In 1926 President Calvin Coolidge spoke on the 150th anniversary of the Declaration of Independence. Read the whole piece at: https://teachingamericanhistory.org/library/document/speech-on-the-occasion-of-the-one-hundred-and-fiftieth-anniversary-of-the-declaration-of-independence/
 

Coolidge said, among other things:

“It was not because it was proposed to establish a new nation, but because it was proposed to establish a nation on new principles, that July 4, 1776, has come to be regarded as one of the greatest days in history. Great ideas do not burst upon the world unannounced. They are reached by a gradual development over a length of time usually proportionate to their importance. This is especially true of the principles laid down in the Declaration of Independence.

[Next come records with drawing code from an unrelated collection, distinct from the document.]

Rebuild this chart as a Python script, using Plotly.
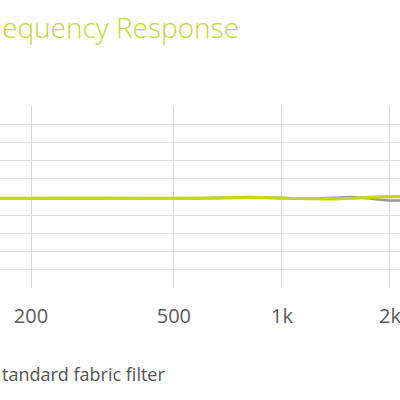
import plotly.graph_objects as go

# Frequencies (Hz) and response (dB)
freq_std = [160, 200, 300, 400, 500, 600, 700, 800, 900, 1000, 1200, 1400, 1600, 1800, 2000, 2200]
resp_std = [-0.7, -0.7, -0.65, -0.7, -0.7, -0.65, -0.45, -0.2, -0.3, -0.6, -0.95, -1.0, -0.7, -0.1, 0.2, 0.25]

freq_ref = [160, 200, 300, 400, 500, 600, 700, 800, 900, 1000, 1200, 1400, 1550, 1700, 1850, 2000, 2200]
resp_ref = [-0.7, -0.7, -0.65, -0.7, -0.7, -0.65, -0.45, -0.2, -0.3, -0.6, -0.8, -0.45, 0.0, -0.55, -1.35, -1.9, -1.9]

tick_vals = [100, 200, 500, 1000, 2000, 5000, 10000]
tick_text = ["100", "200", "500", "1k", "2k", "5k", "10k"]

title_text = "equency Response"
legend_text = "tandard fabric filter"

FONT = "Open Sans"
LINE = "#c9d416"
TITLE = "#c2d838"

fig = go.Figure()
fig.add_trace(go.Scatter(x=freq_ref, y=resp_ref, mode="lines", name="Without filter",
                         line=dict(color="#9a9a9a", width=2.5, shape="spline"), showlegend=False))
fig.add_trace(go.Scatter(x=freq_std, y=resp_std, mode="lines", name="With standard fabric filter",
                         line=dict(color=LINE, width=3.2, shape="spline"), showlegend=False))

fig.update_layout(
    width=400, height=400,
    margin=dict(l=0, r=0, t=106, b=112),
    paper_bgcolor="white", plot_bgcolor="white",
    font=dict(family=FONT, color="#555555"),
    xaxis=dict(type="log", range=[2.2146, 3.329], tickvals=tick_vals, ticktext=tick_text,
               showgrid=True, gridcolor="#d8d8d8", gridwidth=1, zeroline=False, showline=False,
               tickfont=dict(size=20, color="#5a5a5a", family=FONT), ticks="", ticklabelstandoff=14,
               ticklabeloverflow="allow"),
    yaxis=dict(range=[-50.2, 50.2], dtick=10, tick0=0, showgrid=True, gridcolor="#e0e0e0",
               gridwidth=1, zeroline=False, showticklabels=False, ticks=""),
    annotations=[
        dict(text=title_text, x=0, y=400 - 27, xref="paper", yref="paper", showarrow=False,
             xanchor="left", yanchor="middle",
             font=dict(family=FONT, size=28, color=TITLE, weight=300)),
        dict(text=legend_text, x=0, y=0, xref="paper", yref="paper", showarrow=False,
             xanchor="left", yanchor="middle",
             font=dict(family=FONT, size=18, color="#555555")),
    ],
)

# Convert annotation y (pixels from bottom of page) to paper coordinates
plot_h = 400 - 106 - 112
for ann, ypix in zip(fig.layout.annotations, [400 - 27, 400 - 374]):
    ann.y = (ypix - 112) / plot_h

fig.write_html("out.html")
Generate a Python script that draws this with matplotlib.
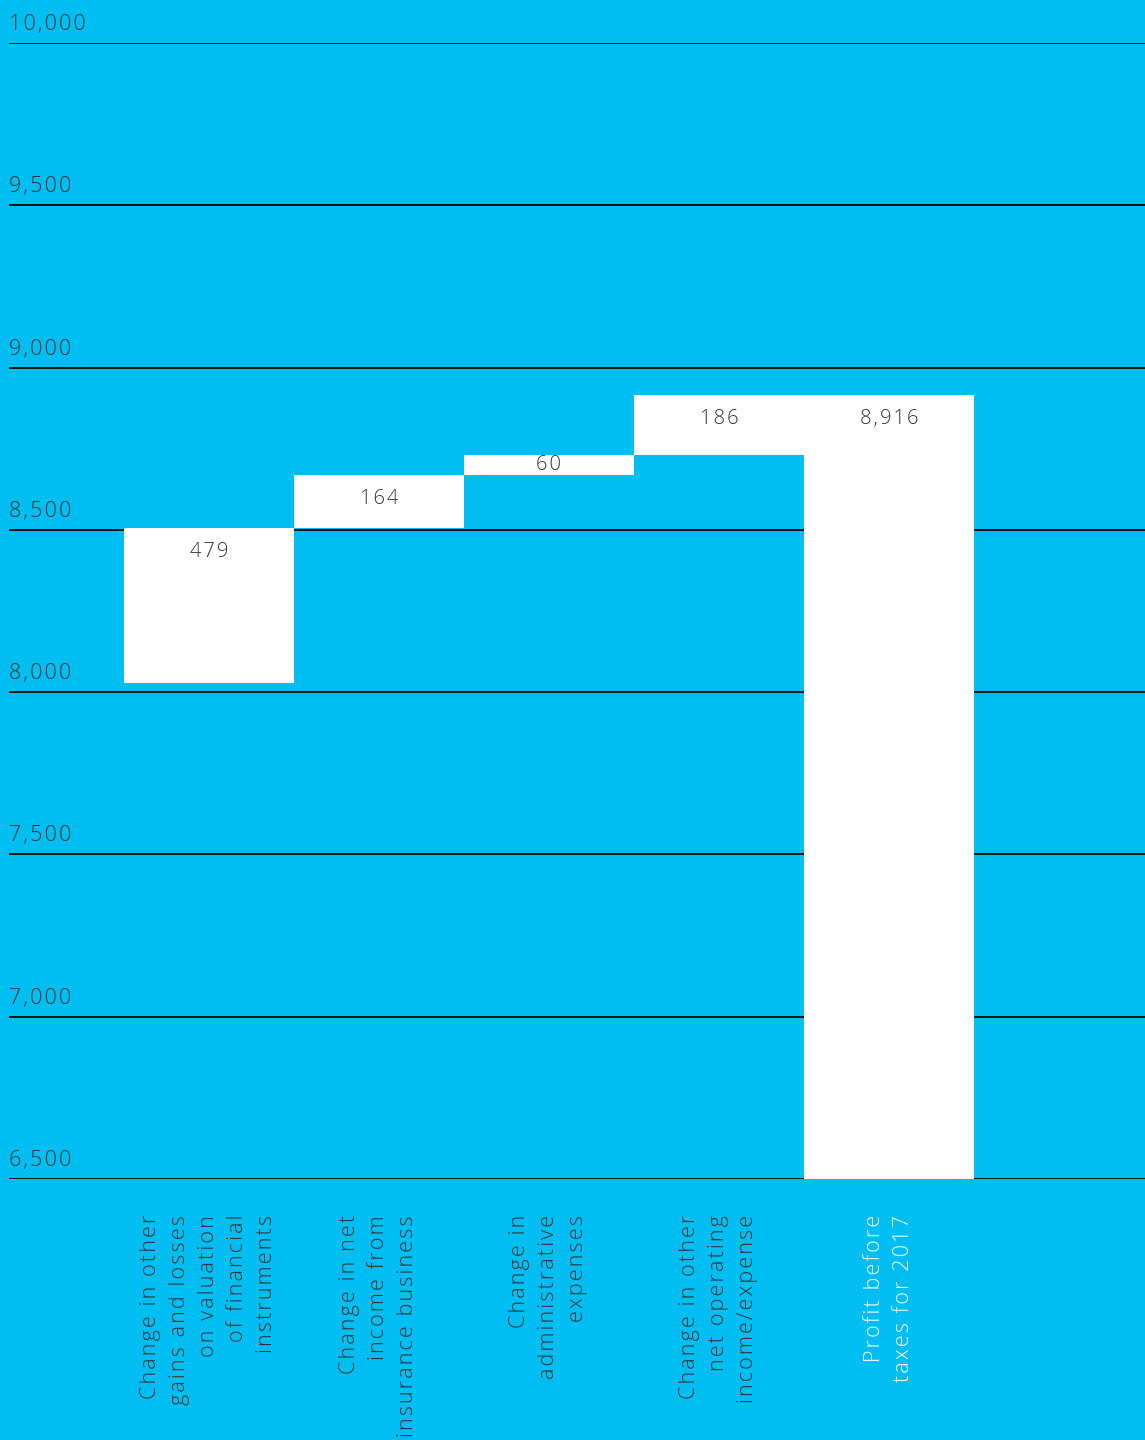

Three very definite propositions were set out in its preamble regarding the nature of mankind and therefore of government. These were the doctrine that all men are created equal, that they are endowed with certain inalienable rights, and that therefore the source of the just powers of government must be derived from the consent of the governed.”

Coolidge added, “About the Declaration there is a finality that is exceedingly restful. It is often asserted that the world has made a great deal of progress since 1776, that we have had new thoughts and new experiences which have given us a great advance over the people of that day, and that we may therefore very well discard their conclusions for something more modern.

“But that reasoning can not be applied to this great charter. If all men are created equal, that is final. If they are endowed with inalienable rights, that is final. If governments derive their just powers from the consent of the governed, that is final. No advance, no progress can be made beyond these propositions.

“If anyone wishes to deny their truth or their soundness, the only direction in which he can proceed historically is not forward, but backward toward the time when there was no equality, no rights of the individual, no rule of the people.

“Those who wish to proceed in that direction can not lay claim to progress. They are reactionary. Their ideas are not more modern, but more ancient, than those of the Revolutionary fathers.”

Then Coolidge warned, “It was in the contemplation of these truths that the fathers made their declaration and adopted their Constitution. It was to establish a free government, which must not be permitted to degenerate into the unrestrained authority of a mere majority or the unbridled weight of a mere influential few. They undertook the balance these interests against each other and provide the three separate independent branches, the executive, the legislative, and the judicial departments of the Government, with checks against each other in order that neither one might encroach upon the other. These are our guaranties of liberty. As a result of these methods enterprise has been duly protected from confiscation, the people have been free from oppression, and there has been an ever-broadening and deepening of the humanities of life.”